> **Dataset section**
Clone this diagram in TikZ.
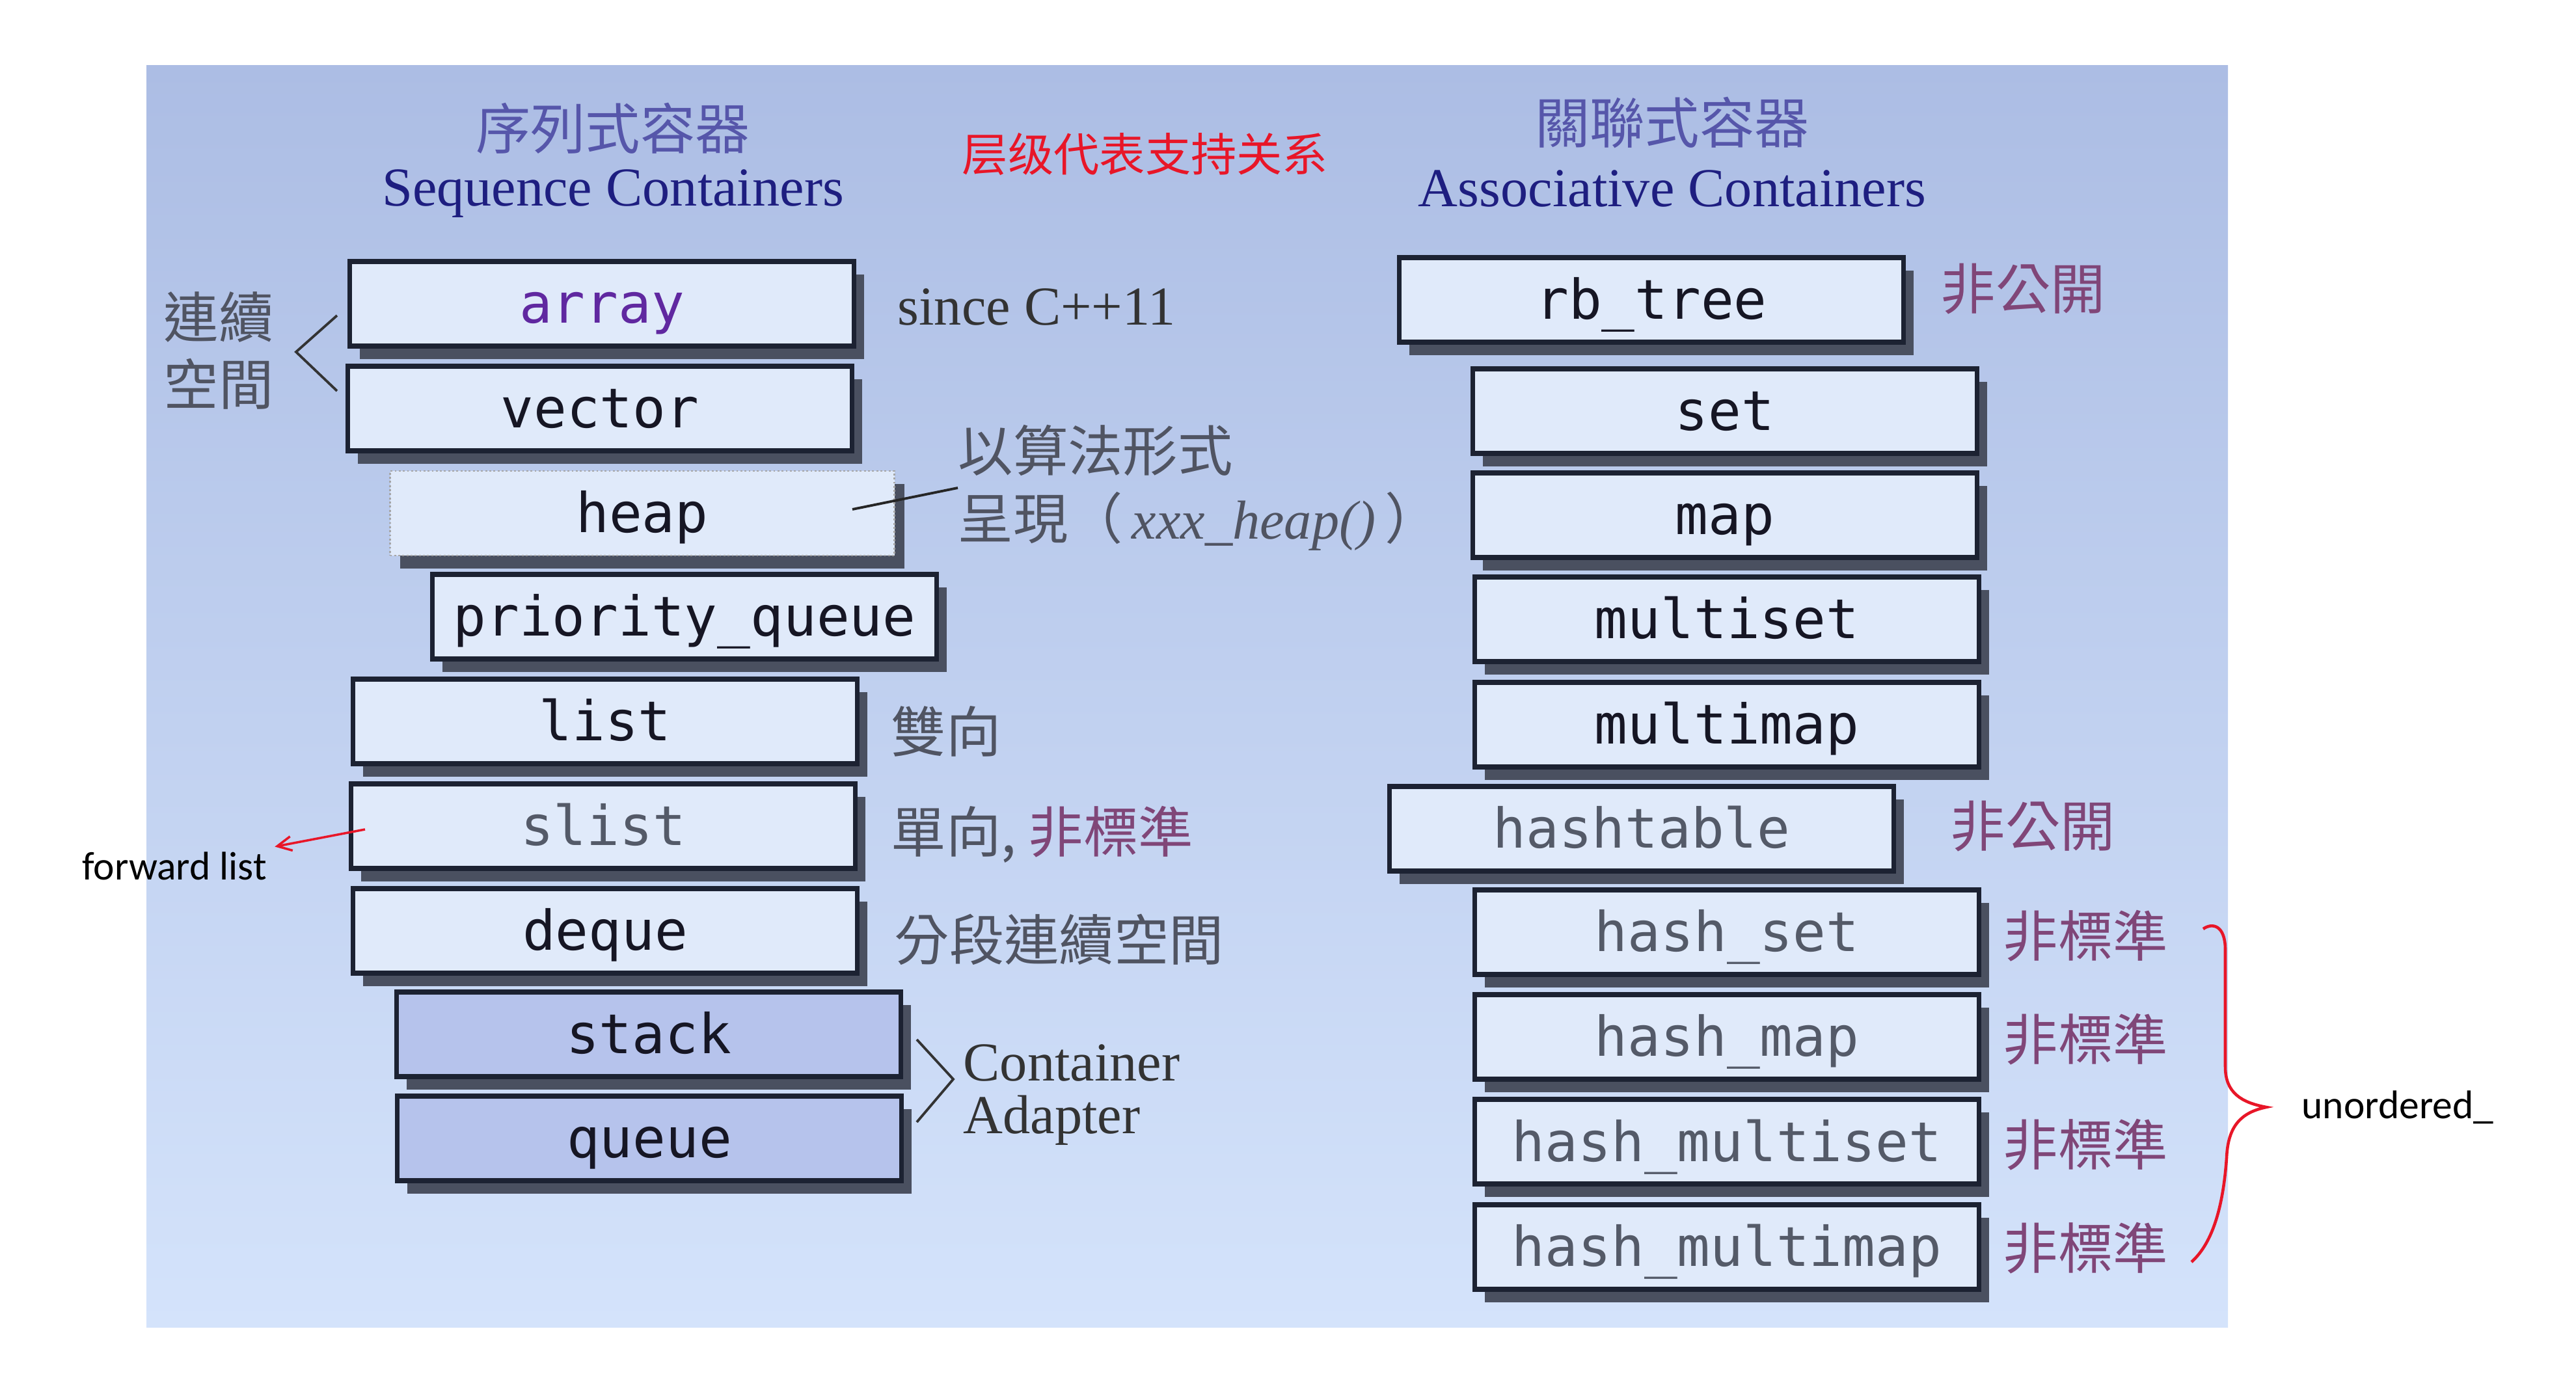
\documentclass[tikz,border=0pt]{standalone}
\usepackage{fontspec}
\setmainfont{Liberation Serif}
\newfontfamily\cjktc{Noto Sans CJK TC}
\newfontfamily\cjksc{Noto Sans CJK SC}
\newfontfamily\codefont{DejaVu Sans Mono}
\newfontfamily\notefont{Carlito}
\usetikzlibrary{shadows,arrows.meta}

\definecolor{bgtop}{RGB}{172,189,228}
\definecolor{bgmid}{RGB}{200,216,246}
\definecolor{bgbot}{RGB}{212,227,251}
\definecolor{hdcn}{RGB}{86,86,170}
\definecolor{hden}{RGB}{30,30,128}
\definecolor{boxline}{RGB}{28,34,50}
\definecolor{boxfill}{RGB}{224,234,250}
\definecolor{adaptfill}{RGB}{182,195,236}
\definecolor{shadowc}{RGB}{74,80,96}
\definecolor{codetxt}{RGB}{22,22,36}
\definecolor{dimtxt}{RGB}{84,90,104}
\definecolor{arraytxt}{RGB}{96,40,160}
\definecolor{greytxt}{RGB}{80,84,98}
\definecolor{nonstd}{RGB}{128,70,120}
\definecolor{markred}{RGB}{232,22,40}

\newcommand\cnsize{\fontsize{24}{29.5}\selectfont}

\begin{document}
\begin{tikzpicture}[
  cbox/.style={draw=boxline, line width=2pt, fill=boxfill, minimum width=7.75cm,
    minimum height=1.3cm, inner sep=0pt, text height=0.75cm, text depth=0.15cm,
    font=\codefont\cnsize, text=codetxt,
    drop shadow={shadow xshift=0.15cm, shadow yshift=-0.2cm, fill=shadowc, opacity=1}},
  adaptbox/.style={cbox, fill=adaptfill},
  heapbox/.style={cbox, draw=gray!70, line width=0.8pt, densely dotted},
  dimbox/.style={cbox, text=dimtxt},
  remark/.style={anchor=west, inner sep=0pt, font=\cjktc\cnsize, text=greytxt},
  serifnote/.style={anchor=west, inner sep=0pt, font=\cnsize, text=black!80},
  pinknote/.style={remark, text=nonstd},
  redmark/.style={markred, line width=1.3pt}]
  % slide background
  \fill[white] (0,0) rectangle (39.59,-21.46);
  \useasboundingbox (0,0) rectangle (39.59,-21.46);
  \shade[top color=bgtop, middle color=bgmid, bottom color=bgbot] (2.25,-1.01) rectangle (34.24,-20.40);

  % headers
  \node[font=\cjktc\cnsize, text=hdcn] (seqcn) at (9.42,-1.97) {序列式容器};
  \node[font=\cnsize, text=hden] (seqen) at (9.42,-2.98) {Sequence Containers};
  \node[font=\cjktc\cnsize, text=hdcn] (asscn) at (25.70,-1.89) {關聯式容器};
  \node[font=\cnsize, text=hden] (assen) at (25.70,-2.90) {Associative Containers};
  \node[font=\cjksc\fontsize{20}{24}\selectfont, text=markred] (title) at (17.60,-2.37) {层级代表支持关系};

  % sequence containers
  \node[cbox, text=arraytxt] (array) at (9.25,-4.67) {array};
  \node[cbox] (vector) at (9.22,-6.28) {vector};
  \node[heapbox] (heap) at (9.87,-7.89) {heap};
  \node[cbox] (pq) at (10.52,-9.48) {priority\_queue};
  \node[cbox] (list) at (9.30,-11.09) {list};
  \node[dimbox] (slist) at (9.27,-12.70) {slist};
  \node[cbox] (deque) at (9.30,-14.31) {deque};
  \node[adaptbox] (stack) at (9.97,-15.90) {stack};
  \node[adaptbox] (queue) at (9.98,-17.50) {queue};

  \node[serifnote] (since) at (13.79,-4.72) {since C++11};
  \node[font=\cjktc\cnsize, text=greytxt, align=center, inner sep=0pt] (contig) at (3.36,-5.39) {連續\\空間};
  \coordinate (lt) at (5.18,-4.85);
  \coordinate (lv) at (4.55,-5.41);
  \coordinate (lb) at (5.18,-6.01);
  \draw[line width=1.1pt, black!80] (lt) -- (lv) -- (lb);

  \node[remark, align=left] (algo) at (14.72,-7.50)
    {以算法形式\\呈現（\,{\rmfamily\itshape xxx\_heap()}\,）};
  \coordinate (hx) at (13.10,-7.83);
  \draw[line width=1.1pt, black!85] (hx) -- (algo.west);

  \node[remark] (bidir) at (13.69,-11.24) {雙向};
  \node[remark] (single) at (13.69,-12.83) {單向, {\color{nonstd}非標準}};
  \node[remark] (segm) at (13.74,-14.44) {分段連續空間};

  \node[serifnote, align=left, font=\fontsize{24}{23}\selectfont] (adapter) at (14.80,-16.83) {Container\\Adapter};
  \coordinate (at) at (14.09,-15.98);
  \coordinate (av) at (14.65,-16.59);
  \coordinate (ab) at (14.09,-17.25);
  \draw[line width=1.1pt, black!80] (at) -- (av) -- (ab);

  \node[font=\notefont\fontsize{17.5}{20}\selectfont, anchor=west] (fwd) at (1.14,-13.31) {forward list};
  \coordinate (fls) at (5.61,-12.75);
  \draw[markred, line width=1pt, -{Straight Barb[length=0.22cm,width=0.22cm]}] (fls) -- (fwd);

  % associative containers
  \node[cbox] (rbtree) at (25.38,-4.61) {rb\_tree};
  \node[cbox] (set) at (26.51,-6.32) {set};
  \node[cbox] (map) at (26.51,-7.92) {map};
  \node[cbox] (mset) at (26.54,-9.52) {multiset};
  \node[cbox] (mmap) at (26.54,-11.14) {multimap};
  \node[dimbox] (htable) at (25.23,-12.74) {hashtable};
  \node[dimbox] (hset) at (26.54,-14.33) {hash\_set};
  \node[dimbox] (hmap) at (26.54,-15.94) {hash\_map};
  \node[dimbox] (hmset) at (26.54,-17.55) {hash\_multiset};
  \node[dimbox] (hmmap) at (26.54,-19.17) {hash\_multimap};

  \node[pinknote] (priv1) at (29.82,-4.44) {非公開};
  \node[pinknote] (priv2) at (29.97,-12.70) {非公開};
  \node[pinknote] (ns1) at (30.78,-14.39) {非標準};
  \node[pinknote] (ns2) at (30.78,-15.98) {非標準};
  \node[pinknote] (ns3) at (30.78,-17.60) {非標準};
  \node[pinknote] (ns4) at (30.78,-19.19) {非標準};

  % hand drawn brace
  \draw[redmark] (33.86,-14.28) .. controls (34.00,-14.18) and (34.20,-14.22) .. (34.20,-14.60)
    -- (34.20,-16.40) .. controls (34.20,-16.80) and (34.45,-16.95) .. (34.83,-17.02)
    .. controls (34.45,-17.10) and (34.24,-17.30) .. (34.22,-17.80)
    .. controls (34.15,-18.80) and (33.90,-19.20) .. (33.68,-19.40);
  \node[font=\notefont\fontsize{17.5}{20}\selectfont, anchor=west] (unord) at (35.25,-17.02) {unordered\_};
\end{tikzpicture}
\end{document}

> **Problem**
Quote everything in the listing above exactly; pictures are the only thing to omit.

> **Solution to the problem**
Clone this diagram in TikZ.
\documentclass[tikz,border=0pt]{standalone}
\usepackage{fontspec}
\setmainfont{Liberation Serif}
\newfontfamily\cjktc{Noto Sans CJK TC}
\newfontfamily\cjksc{Noto Sans CJK SC}
\newfontfamily\codefont{DejaVu Sans Mono}
\newfontfamily\notefont{Carlito}
\usetikzlibrary{shadows,arrows.meta}

\definecolor{bgtop}{RGB}{172,189,228}
\definecolor{bgmid}{RGB}{200,216,246}
\definecolor{bgbot}{RGB}{212,227,251}
\definecolor{hdcn}{RGB}{86,86,170}
\definecolor{hden}{RGB}{30,30,128}
\definecolor{boxline}{RGB}{28,34,50}
\definecolor{boxfill}{RGB}{224,234,250}
\definecolor{adaptfill}{RGB}{182,195,236}
\definecolor{shadowc}{RGB}{74,80,96}
\definecolor{codetxt}{RGB}{22,22,36}
\definecolor{dimtxt}{RGB}{84,90,104}
\definecolor{arraytxt}{RGB}{96,40,160}
\definecolor{greytxt}{RGB}{80,84,98}
\definecolor{nonstd}{RGB}{128,70,120}
\definecolor{markred}{RGB}{232,22,40}

\newcommand\cnsize{\fontsize{24}{29.5}\selectfont}

\begin{document}
\begin{tikzpicture}[
  cbox/.style={draw=boxline, line width=2pt, fill=boxfill, minimum width=7.75cm,
    minimum height=1.3cm, inner sep=0pt, text height=0.75cm, text depth=0.15cm,
    font=\codefont\cnsize, text=codetxt,
    drop shadow={shadow xshift=0.15cm, shadow yshift=-0.2cm, fill=shadowc, opacity=1}},
  adaptbox/.style={cbox, fill=adaptfill},
  heapbox/.style={cbox, draw=gray!70, line width=0.8pt, densely dotted},
  dimbox/.style={cbox, text=dimtxt},
  remark/.style={anchor=west, inner sep=0pt, font=\cjktc\cnsize, text=greytxt},
  serifnote/.style={anchor=west, inner sep=0pt, font=\cnsize, text=black!80},
  pinknote/.style={remark, text=nonstd},
  redmark/.style={markred, line width=1.3pt}]
  % slide background
  \fill[white] (0,0) rectangle (39.59,-21.46);
  \useasboundingbox (0,0) rectangle (39.59,-21.46);
  \shade[top color=bgtop, middle color=bgmid, bottom color=bgbot] (2.25,-1.01) rectangle (34.24,-20.40);

  % headers
  \node[font=\cjktc\cnsize, text=hdcn] (seqcn) at (9.42,-1.97) {序列式容器};
  \node[font=\cnsize, text=hden] (seqen) at (9.42,-2.98) {Sequence Containers};
  \node[font=\cjktc\cnsize, text=hdcn] (asscn) at (25.70,-1.89) {關聯式容器};
  \node[font=\cnsize, text=hden] (assen) at (25.70,-2.90) {Associative Containers};
  \node[font=\cjksc\fontsize{20}{24}\selectfont, text=markred] (title) at (17.60,-2.37) {层级代表支持关系};

  % sequence containers
  \node[cbox, text=arraytxt] (array) at (9.25,-4.67) {array};
  \node[cbox] (vector) at (9.22,-6.28) {vector};
  \node[heapbox] (heap) at (9.87,-7.89) {heap};
  \node[cbox] (pq) at (10.52,-9.48) {priority\_queue};
  \node[cbox] (list) at (9.30,-11.09) {list};
  \node[dimbox] (slist) at (9.27,-12.70) {slist};
  \node[cbox] (deque) at (9.30,-14.31) {deque};
  \node[adaptbox] (stack) at (9.97,-15.90) {stack};
  \node[adaptbox] (queue) at (9.98,-17.50) {queue};

  \node[serifnote] (since) at (13.79,-4.72) {since C++11};
  \node[font=\cjktc\cnsize, text=greytxt, align=center, inner sep=0pt] (contig) at (3.36,-5.39) {連續\\空間};
  \coordinate (lt) at (5.18,-4.85);
  \coordinate (lv) at (4.55,-5.41);
  \coordinate (lb) at (5.18,-6.01);
  \draw[line width=1.1pt, black!80] (lt) -- (lv) -- (lb);

  \node[remark, align=left] (algo) at (14.72,-7.50)
    {以算法形式\\呈現（\,{\rmfamily\itshape xxx\_heap()}\,）};
  \coordinate (hx) at (13.10,-7.83);
  \draw[line width=1.1pt, black!85] (hx) -- (algo.west);

  \node[remark] (bidir) at (13.69,-11.24) {雙向};
  \node[remark] (single) at (13.69,-12.83) {單向, {\color{nonstd}非標準}};
  \node[remark] (segm) at (13.74,-14.44) {分段連續空間};

  \node[serifnote, align=left, font=\fontsize{24}{23}\selectfont] (adapter) at (14.80,-16.83) {Container\\Adapter};
  \coordinate (at) at (14.09,-15.98);
  \coordinate (av) at (14.65,-16.59);
  \coordinate (ab) at (14.09,-17.25);
  \draw[line width=1.1pt, black!80] (at) -- (av) -- (ab);

  \node[font=\notefont\fontsize{17.5}{20}\selectfont, anchor=west] (fwd) at (1.14,-13.31) {forward list};
  \coordinate (fls) at (5.61,-12.75);
  \draw[markred, line width=1pt, -{Straight Barb[length=0.22cm,width=0.22cm]}] (fls) -- (fwd);

  % associative containers
  \node[cbox] (rbtree) at (25.38,-4.61) {rb\_tree};
  \node[cbox] (set) at (26.51,-6.32) {set};
  \node[cbox] (map) at (26.51,-7.92) {map};
  \node[cbox] (mset) at (26.54,-9.52) {multiset};
  \node[cbox] (mmap) at (26.54,-11.14) {multimap};
  \node[dimbox] (htable) at (25.23,-12.74) {hashtable};
  \node[dimbox] (hset) at (26.54,-14.33) {hash\_set};
  \node[dimbox] (hmap) at (26.54,-15.94) {hash\_map};
  \node[dimbox] (hmset) at (26.54,-17.55) {hash\_multiset};
  \node[dimbox] (hmmap) at (26.54,-19.17) {hash\_multimap};

  \node[pinknote] (priv1) at (29.82,-4.44) {非公開};
  \node[pinknote] (priv2) at (29.97,-12.70) {非公開};
  \node[pinknote] (ns1) at (30.78,-14.39) {非標準};
  \node[pinknote] (ns2) at (30.78,-15.98) {非標準};
  \node[pinknote] (ns3) at (30.78,-17.60) {非標準};
  \node[pinknote] (ns4) at (30.78,-19.19) {非標準};

  % hand drawn brace
  \draw[redmark] (33.86,-14.28) .. controls (34.00,-14.18) and (34.20,-14.22) .. (34.20,-14.60)
    -- (34.20,-16.40) .. controls (34.20,-16.80) and (34.45,-16.95) .. (34.83,-17.02)
    .. controls (34.45,-17.10) and (34.24,-17.30) .. (34.22,-17.80)
    .. controls (34.15,-18.80) and (33.90,-19.20) .. (33.68,-19.40);
  \node[font=\notefont\fontsize{17.5}{20}\selectfont, anchor=west] (unord) at (35.25,-17.02) {unordered\_};
\end{tikzpicture}
\end{document}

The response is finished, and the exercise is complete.